INSTRUCTION
Write out the material exactly, leaving every picture behind.

DATA
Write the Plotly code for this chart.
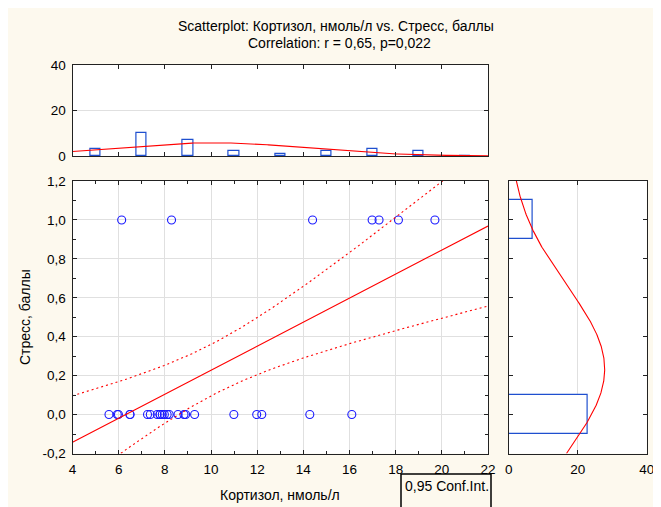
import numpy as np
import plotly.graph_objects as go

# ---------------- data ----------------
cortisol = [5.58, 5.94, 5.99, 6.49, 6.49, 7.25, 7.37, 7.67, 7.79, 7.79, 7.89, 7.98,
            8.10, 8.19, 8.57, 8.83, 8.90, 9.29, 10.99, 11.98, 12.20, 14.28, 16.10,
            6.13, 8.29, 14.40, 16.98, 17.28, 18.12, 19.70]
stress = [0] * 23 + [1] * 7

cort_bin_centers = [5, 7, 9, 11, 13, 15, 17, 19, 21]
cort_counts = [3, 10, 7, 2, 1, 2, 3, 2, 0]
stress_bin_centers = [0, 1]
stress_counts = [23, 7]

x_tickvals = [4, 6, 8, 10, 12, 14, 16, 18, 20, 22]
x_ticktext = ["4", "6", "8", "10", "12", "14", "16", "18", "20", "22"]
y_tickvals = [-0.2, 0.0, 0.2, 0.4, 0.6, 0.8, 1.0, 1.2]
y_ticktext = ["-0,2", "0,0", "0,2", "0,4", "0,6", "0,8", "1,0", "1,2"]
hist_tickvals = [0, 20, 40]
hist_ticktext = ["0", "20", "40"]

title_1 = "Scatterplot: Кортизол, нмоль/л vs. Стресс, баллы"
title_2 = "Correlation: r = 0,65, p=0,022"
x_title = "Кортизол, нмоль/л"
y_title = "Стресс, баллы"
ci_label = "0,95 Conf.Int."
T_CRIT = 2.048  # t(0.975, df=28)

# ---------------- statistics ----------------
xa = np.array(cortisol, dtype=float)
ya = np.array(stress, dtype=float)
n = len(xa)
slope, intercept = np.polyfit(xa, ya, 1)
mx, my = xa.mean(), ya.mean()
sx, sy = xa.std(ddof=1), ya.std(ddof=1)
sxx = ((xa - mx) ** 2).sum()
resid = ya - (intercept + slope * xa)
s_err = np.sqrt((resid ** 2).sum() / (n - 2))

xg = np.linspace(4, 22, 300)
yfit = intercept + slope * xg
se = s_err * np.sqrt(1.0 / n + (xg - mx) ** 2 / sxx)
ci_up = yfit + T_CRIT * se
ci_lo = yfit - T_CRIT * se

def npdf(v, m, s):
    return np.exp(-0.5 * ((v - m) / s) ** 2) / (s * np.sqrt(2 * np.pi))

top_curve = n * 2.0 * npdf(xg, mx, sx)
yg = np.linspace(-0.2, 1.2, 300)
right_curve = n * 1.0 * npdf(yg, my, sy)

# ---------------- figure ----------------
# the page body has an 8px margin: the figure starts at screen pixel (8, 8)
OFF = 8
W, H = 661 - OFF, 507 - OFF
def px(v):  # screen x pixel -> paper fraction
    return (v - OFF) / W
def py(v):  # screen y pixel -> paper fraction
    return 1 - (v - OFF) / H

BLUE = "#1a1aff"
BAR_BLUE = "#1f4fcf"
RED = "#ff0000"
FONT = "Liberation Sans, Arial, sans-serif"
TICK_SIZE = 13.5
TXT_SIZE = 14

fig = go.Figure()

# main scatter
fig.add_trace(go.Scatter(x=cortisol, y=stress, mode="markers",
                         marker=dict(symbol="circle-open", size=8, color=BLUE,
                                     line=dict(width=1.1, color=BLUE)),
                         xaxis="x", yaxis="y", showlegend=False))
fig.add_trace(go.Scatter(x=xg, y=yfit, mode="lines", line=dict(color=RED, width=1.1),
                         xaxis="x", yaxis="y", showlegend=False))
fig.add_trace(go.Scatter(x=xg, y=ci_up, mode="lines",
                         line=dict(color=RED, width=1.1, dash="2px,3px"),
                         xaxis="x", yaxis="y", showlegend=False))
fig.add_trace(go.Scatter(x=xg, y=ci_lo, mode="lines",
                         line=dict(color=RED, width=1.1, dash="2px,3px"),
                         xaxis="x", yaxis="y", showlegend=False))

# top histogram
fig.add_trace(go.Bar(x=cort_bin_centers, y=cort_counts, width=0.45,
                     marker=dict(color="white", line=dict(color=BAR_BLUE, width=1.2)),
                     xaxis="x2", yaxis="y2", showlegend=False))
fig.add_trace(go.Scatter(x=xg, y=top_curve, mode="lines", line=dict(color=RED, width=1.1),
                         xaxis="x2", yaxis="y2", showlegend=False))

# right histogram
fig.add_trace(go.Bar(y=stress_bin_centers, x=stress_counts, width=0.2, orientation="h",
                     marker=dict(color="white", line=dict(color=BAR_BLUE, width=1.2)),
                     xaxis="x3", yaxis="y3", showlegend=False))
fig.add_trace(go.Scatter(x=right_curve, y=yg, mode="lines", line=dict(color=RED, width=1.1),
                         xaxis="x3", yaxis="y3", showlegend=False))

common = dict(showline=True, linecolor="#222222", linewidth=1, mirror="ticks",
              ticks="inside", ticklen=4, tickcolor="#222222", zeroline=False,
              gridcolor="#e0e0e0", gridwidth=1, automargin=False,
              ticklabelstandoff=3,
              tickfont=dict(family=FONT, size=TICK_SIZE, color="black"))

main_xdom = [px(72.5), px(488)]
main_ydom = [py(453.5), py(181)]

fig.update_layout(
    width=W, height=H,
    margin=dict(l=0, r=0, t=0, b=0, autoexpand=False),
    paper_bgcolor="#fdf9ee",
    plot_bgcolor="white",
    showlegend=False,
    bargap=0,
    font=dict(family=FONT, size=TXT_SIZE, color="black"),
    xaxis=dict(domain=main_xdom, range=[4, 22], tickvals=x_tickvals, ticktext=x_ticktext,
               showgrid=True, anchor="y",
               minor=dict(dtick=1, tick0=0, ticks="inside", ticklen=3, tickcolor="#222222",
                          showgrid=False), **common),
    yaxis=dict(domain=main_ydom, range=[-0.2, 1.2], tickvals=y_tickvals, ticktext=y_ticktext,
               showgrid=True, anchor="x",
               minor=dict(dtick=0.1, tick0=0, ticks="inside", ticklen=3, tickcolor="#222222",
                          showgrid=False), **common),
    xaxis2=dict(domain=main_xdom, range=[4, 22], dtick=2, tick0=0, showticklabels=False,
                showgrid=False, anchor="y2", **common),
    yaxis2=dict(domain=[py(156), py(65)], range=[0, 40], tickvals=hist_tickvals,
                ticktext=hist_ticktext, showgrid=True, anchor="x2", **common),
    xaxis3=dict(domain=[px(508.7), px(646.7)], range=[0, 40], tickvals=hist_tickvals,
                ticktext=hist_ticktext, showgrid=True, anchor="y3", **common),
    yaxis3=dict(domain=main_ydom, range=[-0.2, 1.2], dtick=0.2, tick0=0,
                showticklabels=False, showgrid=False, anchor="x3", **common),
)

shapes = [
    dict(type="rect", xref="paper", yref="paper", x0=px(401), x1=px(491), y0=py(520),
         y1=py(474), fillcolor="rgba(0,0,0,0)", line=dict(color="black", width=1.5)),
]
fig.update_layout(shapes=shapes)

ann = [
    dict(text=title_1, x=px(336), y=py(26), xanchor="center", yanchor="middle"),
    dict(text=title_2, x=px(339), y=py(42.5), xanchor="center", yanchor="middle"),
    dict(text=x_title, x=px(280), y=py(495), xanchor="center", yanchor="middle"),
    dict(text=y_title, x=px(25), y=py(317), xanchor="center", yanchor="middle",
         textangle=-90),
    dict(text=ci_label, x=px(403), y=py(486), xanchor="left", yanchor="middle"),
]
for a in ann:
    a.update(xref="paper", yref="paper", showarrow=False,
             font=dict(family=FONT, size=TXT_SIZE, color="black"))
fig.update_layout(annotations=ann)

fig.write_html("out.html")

OUTPUT OF THE TASK
Write the Plotly code for this chart.
import numpy as np
import plotly.graph_objects as go

# ---------------- data ----------------
cortisol = [5.58, 5.94, 5.99, 6.49, 6.49, 7.25, 7.37, 7.67, 7.79, 7.79, 7.89, 7.98,
            8.10, 8.19, 8.57, 8.83, 8.90, 9.29, 10.99, 11.98, 12.20, 14.28, 16.10,
            6.13, 8.29, 14.40, 16.98, 17.28, 18.12, 19.70]
stress = [0] * 23 + [1] * 7

cort_bin_centers = [5, 7, 9, 11, 13, 15, 17, 19, 21]
cort_counts = [3, 10, 7, 2, 1, 2, 3, 2, 0]
stress_bin_centers = [0, 1]
stress_counts = [23, 7]

x_tickvals = [4, 6, 8, 10, 12, 14, 16, 18, 20, 22]
x_ticktext = ["4", "6", "8", "10", "12", "14", "16", "18", "20", "22"]
y_tickvals = [-0.2, 0.0, 0.2, 0.4, 0.6, 0.8, 1.0, 1.2]
y_ticktext = ["-0,2", "0,0", "0,2", "0,4", "0,6", "0,8", "1,0", "1,2"]
hist_tickvals = [0, 20, 40]
hist_ticktext = ["0", "20", "40"]

title_1 = "Scatterplot: Кортизол, нмоль/л vs. Стресс, баллы"
title_2 = "Correlation: r = 0,65, p=0,022"
x_title = "Кортизол, нмоль/л"
y_title = "Стресс, баллы"
ci_label = "0,95 Conf.Int."
T_CRIT = 2.048  # t(0.975, df=28)

# ---------------- statistics ----------------
xa = np.array(cortisol, dtype=float)
ya = np.array(stress, dtype=float)
n = len(xa)
slope, intercept = np.polyfit(xa, ya, 1)
mx, my = xa.mean(), ya.mean()
sx, sy = xa.std(ddof=1), ya.std(ddof=1)
sxx = ((xa - mx) ** 2).sum()
resid = ya - (intercept + slope * xa)
s_err = np.sqrt((resid ** 2).sum() / (n - 2))

xg = np.linspace(4, 22, 300)
yfit = intercept + slope * xg
se = s_err * np.sqrt(1.0 / n + (xg - mx) ** 2 / sxx)
ci_up = yfit + T_CRIT * se
ci_lo = yfit - T_CRIT * se

def npdf(v, m, s):
    return np.exp(-0.5 * ((v - m) / s) ** 2) / (s * np.sqrt(2 * np.pi))

top_curve = n * 2.0 * npdf(xg, mx, sx)
yg = np.linspace(-0.2, 1.2, 300)
right_curve = n * 1.0 * npdf(yg, my, sy)

# ---------------- figure ----------------
# the page body has an 8px margin: the figure starts at screen pixel (8, 8)
OFF = 8
W, H = 661 - OFF, 507 - OFF
def px(v):  # screen x pixel -> paper fraction
    return (v - OFF) / W
def py(v):  # screen y pixel -> paper fraction
    return 1 - (v - OFF) / H

BLUE = "#1a1aff"
BAR_BLUE = "#1f4fcf"
RED = "#ff0000"
FONT = "Liberation Sans, Arial, sans-serif"
TICK_SIZE = 13.5
TXT_SIZE = 14

fig = go.Figure()

# main scatter
fig.add_trace(go.Scatter(x=cortisol, y=stress, mode="markers",
                         marker=dict(symbol="circle-open", size=8, color=BLUE,
                                     line=dict(width=1.1, color=BLUE)),
                         xaxis="x", yaxis="y", showlegend=False))
fig.add_trace(go.Scatter(x=xg, y=yfit, mode="lines", line=dict(color=RED, width=1.1),
                         xaxis="x", yaxis="y", showlegend=False))
fig.add_trace(go.Scatter(x=xg, y=ci_up, mode="lines",
                         line=dict(color=RED, width=1.1, dash="2px,3px"),
                         xaxis="x", yaxis="y", showlegend=False))
fig.add_trace(go.Scatter(x=xg, y=ci_lo, mode="lines",
                         line=dict(color=RED, width=1.1, dash="2px,3px"),
                         xaxis="x", yaxis="y", showlegend=False))

# top histogram
fig.add_trace(go.Bar(x=cort_bin_centers, y=cort_counts, width=0.45,
                     marker=dict(color="white", line=dict(color=BAR_BLUE, width=1.2)),
                     xaxis="x2", yaxis="y2", showlegend=False))
fig.add_trace(go.Scatter(x=xg, y=top_curve, mode="lines", line=dict(color=RED, width=1.1),
                         xaxis="x2", yaxis="y2", showlegend=False))

# right histogram
fig.add_trace(go.Bar(y=stress_bin_centers, x=stress_counts, width=0.2, orientation="h",
                     marker=dict(color="white", line=dict(color=BAR_BLUE, width=1.2)),
                     xaxis="x3", yaxis="y3", showlegend=False))
fig.add_trace(go.Scatter(x=right_curve, y=yg, mode="lines", line=dict(color=RED, width=1.1),
                         xaxis="x3", yaxis="y3", showlegend=False))

common = dict(showline=True, linecolor="#222222", linewidth=1, mirror="ticks",
              ticks="inside", ticklen=4, tickcolor="#222222", zeroline=False,
              gridcolor="#e0e0e0", gridwidth=1, automargin=False,
              ticklabelstandoff=3,
              tickfont=dict(family=FONT, size=TICK_SIZE, color="black"))

main_xdom = [px(72.5), px(488)]
main_ydom = [py(453.5), py(181)]

fig.update_layout(
    width=W, height=H,
    margin=dict(l=0, r=0, t=0, b=0, autoexpand=False),
    paper_bgcolor="#fdf9ee",
    plot_bgcolor="white",
    showlegend=False,
    bargap=0,
    font=dict(family=FONT, size=TXT_SIZE, color="black"),
    xaxis=dict(domain=main_xdom, range=[4, 22], tickvals=x_tickvals, ticktext=x_ticktext,
               showgrid=True, anchor="y",
               minor=dict(dtick=1, tick0=0, ticks="inside", ticklen=3, tickcolor="#222222",
                          showgrid=False), **common),
    yaxis=dict(domain=main_ydom, range=[-0.2, 1.2], tickvals=y_tickvals, ticktext=y_ticktext,
               showgrid=True, anchor="x",
               minor=dict(dtick=0.1, tick0=0, ticks="inside", ticklen=3, tickcolor="#222222",
                          showgrid=False), **common),
    xaxis2=dict(domain=main_xdom, range=[4, 22], dtick=2, tick0=0, showticklabels=False,
                showgrid=False, anchor="y2", **common),
    yaxis2=dict(domain=[py(156), py(65)], range=[0, 40], tickvals=hist_tickvals,
                ticktext=hist_ticktext, showgrid=True, anchor="x2", **common),
    xaxis3=dict(domain=[px(508.7), px(646.7)], range=[0, 40], tickvals=hist_tickvals,
                ticktext=hist_ticktext, showgrid=True, anchor="y3", **common),
    yaxis3=dict(domain=main_ydom, range=[-0.2, 1.2], dtick=0.2, tick0=0,
                showticklabels=False, showgrid=False, anchor="x3", **common),
)

shapes = [
    dict(type="rect", xref="paper", yref="paper", x0=px(401), x1=px(491), y0=py(520),
         y1=py(474), fillcolor="rgba(0,0,0,0)", line=dict(color="black", width=1.5)),
]
fig.update_layout(shapes=shapes)

ann = [
    dict(text=title_1, x=px(336), y=py(26), xanchor="center", yanchor="middle"),
    dict(text=title_2, x=px(339), y=py(42.5), xanchor="center", yanchor="middle"),
    dict(text=x_title, x=px(280), y=py(495), xanchor="center", yanchor="middle"),
    dict(text=y_title, x=px(25), y=py(317), xanchor="center", yanchor="middle",
         textangle=-90),
    dict(text=ci_label, x=px(403), y=py(486), xanchor="left", yanchor="middle"),
]
for a in ann:
    a.update(xref="paper", yref="paper", showarrow=False,
             font=dict(family=FONT, size=TXT_SIZE, color="black"))
fig.update_layout(annotations=ann)

fig.write_html("out.html")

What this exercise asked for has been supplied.